<<<<

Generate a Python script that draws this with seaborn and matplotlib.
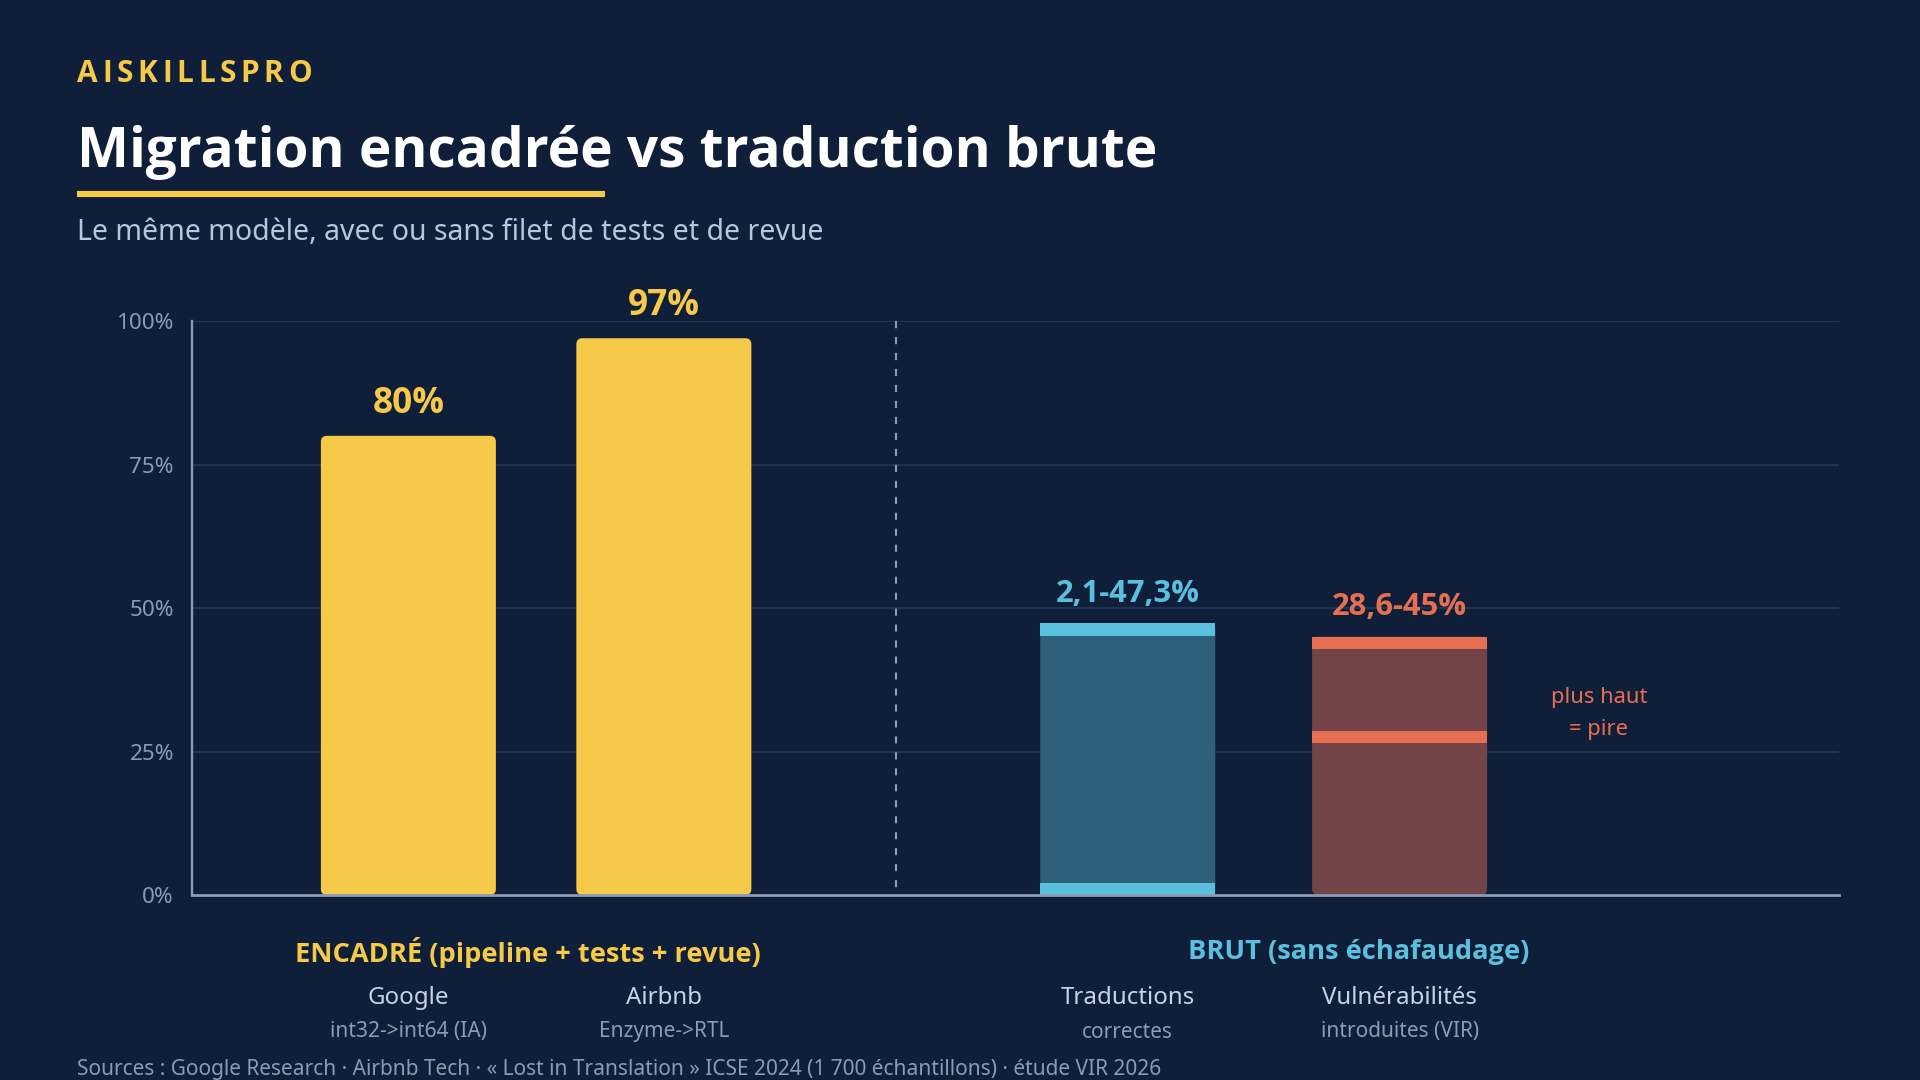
import numpy as np
import pandas as pd
import matplotlib
matplotlib.use("Agg")
import matplotlib.pyplot as plt
import seaborn as sns
from matplotlib.patches import FancyBboxPatch
from matplotlib.lines import Line2D
from matplotlib.transforms import blended_transform_factory

# ---------------- data ----------------
categories = ["Google", "Airbnb", "Traductions", "Vulnérabilités"]
sublabels = ["int32->int64 (IA)", "Enzyme->RTL", "correctes", "introduites (VIR)"]
group_labels = ["ENCADRÉ (pipeline + tests + revue)", "BRUT (sans échafaudage)"]
encadre_values = [80, 97]
brut_low = [2.1, 28.6]
brut_high = [47.3, 45.0]
value_labels = ["80%", "97%", "2,1-47,3%", "28,6-45%"]
y_ticks = [0, 25, 50, 75, 100]
y_ticklabels = ["0%", "25%", "50%", "75%", "100%"]
brand = "AISKILLSPRO"
title = "Migration encadrée vs traduction brute"
subtitle = "Le même modèle, avec ou sans filet de tests et de revue"
note_lines = ["plus haut", "= pire"]
sources = ("Sources : Google Research · Airbnb Tech · « Lost in Translation » "
           "ICSE 2024 (1 700 échantillons) · étude VIR 2026")

# ---------------- layout / style ----------------
x_pos = [0.0, 1.0, 2.816, 3.88]
divider_x = 1.908
xlim = (-0.847, 5.6)
bar_width = 0.685
group_x = [0.468, 3.72]
note_x = 4.66

BG = "#0f1f3a"
GRID = "#1e3354"
AXIS = "#8a9bb8"
YEL = "#f7c948"
CY = "#5bc0de"
CY_FILL = "#2e5f7b"
RD = "#e76f51"
RD_FILL = "#724447"
WHITE = "#ffffff"
SUB = "#b9c5db"
CAT = "#c8d2e4"
MUTED = "#8a9bb8"
BOLD = ["Open Sans", "DejaVu Sans"]

W, H = 1920, 1080
sns.set_theme(style="white")
plt.rcParams["font.family"] = ["Noto Sans", "DejaVu Sans"]
plt.rcParams["lines.scale_dashes"] = False

fig = plt.figure(figsize=(W / 100, H / 100), dpi=100)
fig.patch.set_facecolor(BG)
ax_left, ax_right, ax_top, ax_bot = 192, 1839, 321, 895
ax = fig.add_axes([ax_left / W, 1 - ax_bot / H, (ax_right - ax_left) / W, (ax_bot - ax_top) / H])
ax.set_facecolor(BG)

# main bars
df = pd.DataFrame({"x": x_pos, "value": encadre_values + brut_high, "cat": categories})
sns.barplot(data=df, x="x", y="value", hue="cat", hue_order=categories,
            palette=[YEL, YEL, CY_FILL, RD_FILL], native_scale=True, width=bar_width,
            dodge=False, legend=False, saturation=1, errorbar=None, linewidth=0,
            ax=ax, zorder=2)

ax.set_xlim(*xlim)
ax.set_ylim(0, 100)

# round the bar corners (geometry read back from seaborn's bars)
px_x = (ax_right - ax_left) / (xlim[1] - xlim[0])
px_y = (ax_bot - ax_top) / 100.0
r_px = 6
for p in list(ax.patches):
    fb = FancyBboxPatch((p.get_x(), p.get_y()), p.get_width(), p.get_height(),
                        boxstyle=f"round,pad=0,rounding_size={r_px / px_x}",
                        mutation_aspect=px_x / px_y,
                        facecolor=p.get_facecolor(), edgecolor="none", zorder=2)
    p.set_visible(False)
    ax.add_patch(fb)

# range caps (low and high ends)
cap_h = 2.1
for xp, lo, hi, col in zip(x_pos[2:], brut_low, brut_high, [CY, RD]):
    for v in (lo, hi):
        b = max(v - cap_h, 0)
        sns.barplot(x=[xp], y=[v - b], bottom=b, native_scale=True, width=bar_width,
                    color=col, saturation=1, errorbar=None, linewidth=0, ax=ax, zorder=3)

ax.set_xlim(*xlim)
ax.set_ylim(0, 100)

# grid, spines, ticks
for yt in y_ticks[1:]:
    ax.axhline(yt, color=GRID, lw=1.6, zorder=0)
for s in ["top", "right"]:
    ax.spines[s].set_visible(False)
ax.spines["left"].set_color(AXIS)
ax.spines["left"].set_linewidth(1.7)
ax.spines["bottom"].set_color(AXIS)
ax.spines["bottom"].set_linewidth(2.0)
ax.spines["bottom"].set_zorder(4)
ax.set_yticks(y_ticks)
ax.set_yticklabels(y_ticklabels)
ax.tick_params(axis="y", length=0, pad=13, labelsize=16.2, labelcolor=MUTED)
ax.set_xticks([])
ax.set_xlabel("")
ax.set_ylabel("")

# divider
ax.plot([divider_x, divider_x], [100, 0], color=AXIS, lw=1.5,
        linestyle=(0, (5.2, 6.3)), zorder=1)

# value labels
tops = encadre_values + brut_high
label_cols = [YEL, YEL, CY, RD]
label_sizes = [25.3, 25.3, 22.2, 22.2]
label_off = [23.0, 23.0, 21.2, 21.2]
for xp, t, txt, c, fs, off in zip(x_pos, tops, value_labels, label_cols, label_sizes, label_off):
    ax.annotate(txt, xy=(xp, t), xytext=(0, off), textcoords="offset points",
                ha="center", va="center", fontsize=fs, fontweight="bold", color=c,
                family=BOLD)

# note
for i, line in enumerate(note_lines):
    ax.text(note_x, 34.4 - i * 5.6, line, ha="center", va="center", fontsize=15.8, color=RD)

# x labels below axis (x in data, y in figure)
tr = blended_transform_factory(ax.transData, fig.transFigure)
for gx, gl, gc in zip(group_x, group_labels, [YEL, CY]):
    ax.text(gx, 1 - 952 / H, gl, transform=tr, ha="center", va="center",
            fontsize=19.6, fontweight="bold", color=gc, family=BOLD)
for xp, cat, sl in zip(x_pos, categories, sublabels):
    ax.text(xp, 1 - 998 / H, cat, transform=tr, ha="center", va="center",
            fontsize=17.3, color=CAT)
    ax.text(xp, 1 - 1032 / H, sl, transform=tr, ha="center", va="center",
            fontsize=15, color=MUTED)

# header
renderer = fig.canvas.get_renderer()
bx = 77
for ch in brand:
    t = fig.text(bx / W, 1 - 74 / H, ch, ha="left", va="center", fontsize=21.5,
                 fontweight="bold", color=YEL, family=BOLD)
    w = t.get_window_extent(renderer).width
    bx += w + 4.6

fig.text(77 / W, 1 - 153 / H, title, ha="left", va="center", fontsize=39.6,
         fontweight="bold", color=WHITE, family=BOLD)
fig.add_artist(Line2D([77 / W, 605 / W], [1 - 193.5 / H, 1 - 193.5 / H],
                      color=YEL, lw=4.4, solid_capstyle="butt", transform=fig.transFigure))
fig.text(77 / W, 1 - 233 / H, subtitle, ha="left", va="center", fontsize=20.5, color=SUB)
fig.text(77 / W, 1 - 1070 / H, sources, ha="left", va="center", fontsize=15.0, color=MUTED)

fig.savefig("out.png", dpi=100, facecolor=BG)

>>>>

WRITTEN INSTRUCTION>
Extract every line of the data exactly; pictures stay out.

COMPLETED TASK>
Generate a Python script that draws this with seaborn and matplotlib.
import numpy as np
import pandas as pd
import matplotlib
matplotlib.use("Agg")
import matplotlib.pyplot as plt
import seaborn as sns
from matplotlib.patches import FancyBboxPatch
from matplotlib.lines import Line2D
from matplotlib.transforms import blended_transform_factory

# ---------------- data ----------------
categories = ["Google", "Airbnb", "Traductions", "Vulnérabilités"]
sublabels = ["int32->int64 (IA)", "Enzyme->RTL", "correctes", "introduites (VIR)"]
group_labels = ["ENCADRÉ (pipeline + tests + revue)", "BRUT (sans échafaudage)"]
encadre_values = [80, 97]
brut_low = [2.1, 28.6]
brut_high = [47.3, 45.0]
value_labels = ["80%", "97%", "2,1-47,3%", "28,6-45%"]
y_ticks = [0, 25, 50, 75, 100]
y_ticklabels = ["0%", "25%", "50%", "75%", "100%"]
brand = "AISKILLSPRO"
title = "Migration encadrée vs traduction brute"
subtitle = "Le même modèle, avec ou sans filet de tests et de revue"
note_lines = ["plus haut", "= pire"]
sources = ("Sources : Google Research · Airbnb Tech · « Lost in Translation » "
           "ICSE 2024 (1 700 échantillons) · étude VIR 2026")

# ---------------- layout / style ----------------
x_pos = [0.0, 1.0, 2.816, 3.88]
divider_x = 1.908
xlim = (-0.847, 5.6)
bar_width = 0.685
group_x = [0.468, 3.72]
note_x = 4.66

BG = "#0f1f3a"
GRID = "#1e3354"
AXIS = "#8a9bb8"
YEL = "#f7c948"
CY = "#5bc0de"
CY_FILL = "#2e5f7b"
RD = "#e76f51"
RD_FILL = "#724447"
WHITE = "#ffffff"
SUB = "#b9c5db"
CAT = "#c8d2e4"
MUTED = "#8a9bb8"
BOLD = ["Open Sans", "DejaVu Sans"]

W, H = 1920, 1080
sns.set_theme(style="white")
plt.rcParams["font.family"] = ["Noto Sans", "DejaVu Sans"]
plt.rcParams["lines.scale_dashes"] = False

fig = plt.figure(figsize=(W / 100, H / 100), dpi=100)
fig.patch.set_facecolor(BG)
ax_left, ax_right, ax_top, ax_bot = 192, 1839, 321, 895
ax = fig.add_axes([ax_left / W, 1 - ax_bot / H, (ax_right - ax_left) / W, (ax_bot - ax_top) / H])
ax.set_facecolor(BG)

# main bars
df = pd.DataFrame({"x": x_pos, "value": encadre_values + brut_high, "cat": categories})
sns.barplot(data=df, x="x", y="value", hue="cat", hue_order=categories,
            palette=[YEL, YEL, CY_FILL, RD_FILL], native_scale=True, width=bar_width,
            dodge=False, legend=False, saturation=1, errorbar=None, linewidth=0,
            ax=ax, zorder=2)

ax.set_xlim(*xlim)
ax.set_ylim(0, 100)

# round the bar corners (geometry read back from seaborn's bars)
px_x = (ax_right - ax_left) / (xlim[1] - xlim[0])
px_y = (ax_bot - ax_top) / 100.0
r_px = 6
for p in list(ax.patches):
    fb = FancyBboxPatch((p.get_x(), p.get_y()), p.get_width(), p.get_height(),
                        boxstyle=f"round,pad=0,rounding_size={r_px / px_x}",
                        mutation_aspect=px_x / px_y,
                        facecolor=p.get_facecolor(), edgecolor="none", zorder=2)
    p.set_visible(False)
    ax.add_patch(fb)

# range caps (low and high ends)
cap_h = 2.1
for xp, lo, hi, col in zip(x_pos[2:], brut_low, brut_high, [CY, RD]):
    for v in (lo, hi):
        b = max(v - cap_h, 0)
        sns.barplot(x=[xp], y=[v - b], bottom=b, native_scale=True, width=bar_width,
                    color=col, saturation=1, errorbar=None, linewidth=0, ax=ax, zorder=3)

ax.set_xlim(*xlim)
ax.set_ylim(0, 100)

# grid, spines, ticks
for yt in y_ticks[1:]:
    ax.axhline(yt, color=GRID, lw=1.6, zorder=0)
for s in ["top", "right"]:
    ax.spines[s].set_visible(False)
ax.spines["left"].set_color(AXIS)
ax.spines["left"].set_linewidth(1.7)
ax.spines["bottom"].set_color(AXIS)
ax.spines["bottom"].set_linewidth(2.0)
ax.spines["bottom"].set_zorder(4)
ax.set_yticks(y_ticks)
ax.set_yticklabels(y_ticklabels)
ax.tick_params(axis="y", length=0, pad=13, labelsize=16.2, labelcolor=MUTED)
ax.set_xticks([])
ax.set_xlabel("")
ax.set_ylabel("")

# divider
ax.plot([divider_x, divider_x], [100, 0], color=AXIS, lw=1.5,
        linestyle=(0, (5.2, 6.3)), zorder=1)

# value labels
tops = encadre_values + brut_high
label_cols = [YEL, YEL, CY, RD]
label_sizes = [25.3, 25.3, 22.2, 22.2]
label_off = [23.0, 23.0, 21.2, 21.2]
for xp, t, txt, c, fs, off in zip(x_pos, tops, value_labels, label_cols, label_sizes, label_off):
    ax.annotate(txt, xy=(xp, t), xytext=(0, off), textcoords="offset points",
                ha="center", va="center", fontsize=fs, fontweight="bold", color=c,
                family=BOLD)

# note
for i, line in enumerate(note_lines):
    ax.text(note_x, 34.4 - i * 5.6, line, ha="center", va="center", fontsize=15.8, color=RD)

# x labels below axis (x in data, y in figure)
tr = blended_transform_factory(ax.transData, fig.transFigure)
for gx, gl, gc in zip(group_x, group_labels, [YEL, CY]):
    ax.text(gx, 1 - 952 / H, gl, transform=tr, ha="center", va="center",
            fontsize=19.6, fontweight="bold", color=gc, family=BOLD)
for xp, cat, sl in zip(x_pos, categories, sublabels):
    ax.text(xp, 1 - 998 / H, cat, transform=tr, ha="center", va="center",
            fontsize=17.3, color=CAT)
    ax.text(xp, 1 - 1032 / H, sl, transform=tr, ha="center", va="center",
            fontsize=15, color=MUTED)

# header
renderer = fig.canvas.get_renderer()
bx = 77
for ch in brand:
    t = fig.text(bx / W, 1 - 74 / H, ch, ha="left", va="center", fontsize=21.5,
                 fontweight="bold", color=YEL, family=BOLD)
    w = t.get_window_extent(renderer).width
    bx += w + 4.6

fig.text(77 / W, 1 - 153 / H, title, ha="left", va="center", fontsize=39.6,
         fontweight="bold", color=WHITE, family=BOLD)
fig.add_artist(Line2D([77 / W, 605 / W], [1 - 193.5 / H, 1 - 193.5 / H],
                      color=YEL, lw=4.4, solid_capstyle="butt", transform=fig.transFigure))
fig.text(77 / W, 1 - 233 / H, subtitle, ha="left", va="center", fontsize=20.5, color=SUB)
fig.text(77 / W, 1 - 1070 / H, sources, ha="left", va="center", fontsize=15.0, color=MUTED)

fig.savefig("out.png", dpi=100, facecolor=BG)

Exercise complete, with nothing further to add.